Tout comme l’interdiction administrative d’utiliser ma langue maternelle dans ma scolarité et mes loisirs. A cet égard, la pratique  de mainmise culturelle de l’administration française relève de l’ethnocide. Bien sûr, il n’est pas aussi brutal qu’au Tibet, mais n’en reste pas moins d’une efficacité redoutable. Tout comme les mutations administratives en nombre, immédiatement après les différents conflits mondiaux, de ressortissants de la « France de l’intérieur », assez semblable à l’implantation de russophones dans les territoires annexés de l’ex union soviétique.

Ces comparaisons de la république française à des systèmes peu reluisants peuvent vexer, bien qu’ils se soient commis avec bien moins de brutalité que celles conduites par leurs exemples.

J’ai eu droit dans mes jeunes années, du fait de ma coupe de cheveux (ou plutôt de son absence) à des contrôles d’identité suivis, récurrents et insistants qui m’ont amené à avoir une confiance très réduite en la neutralité policière et son sens de la démocratie. Les contrôles d’identité n’étaient pas alors uniquement liés au faciès, mais aussi à l’âge et à la dégaine.
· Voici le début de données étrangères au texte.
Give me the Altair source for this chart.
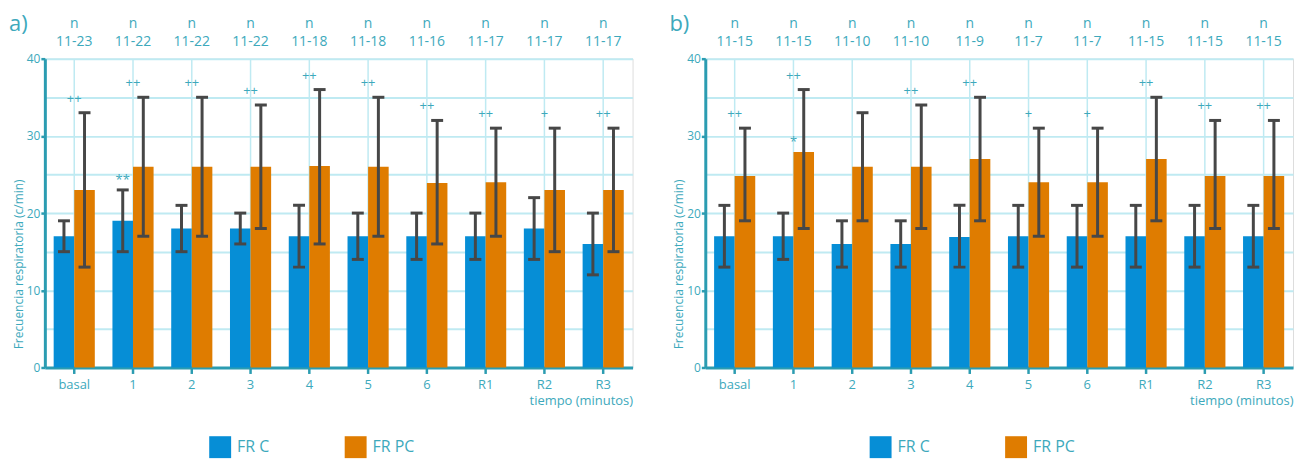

Si bien que mon premier passeport fut un passeport de citoyen du monde, édité dans les années 70 par Gary Davis. Bien que la photo ne soit plus guère ressemblante et qu’il soit échu, je le conserve précieusement.

Tout ça pour en arriver à dire que la privation de nationalité ne va faire plaisir qu’à ceux qui aiment les punitions absurdes et inefficaces, et attachent une quelconque importance à la couleur d’un drapeau devant lequel on s’inclinerait.

Un ami Kosovar me disait en octobre dernier : « un drapeau sert d’abord à enserrer le cerveau, puis à envelopper une dépouille ».

Aujourd’hui, je suis de nationalité française, je n’ai ni choisi l’origine ethnique de mes parents, ni mon lieu de naissance, et n’ai pas le pouvoir de faire riper les frontières. Je m’en accommode.

Mais le projet, l’idée de priver des jeunes français de leur nationalité me révulse.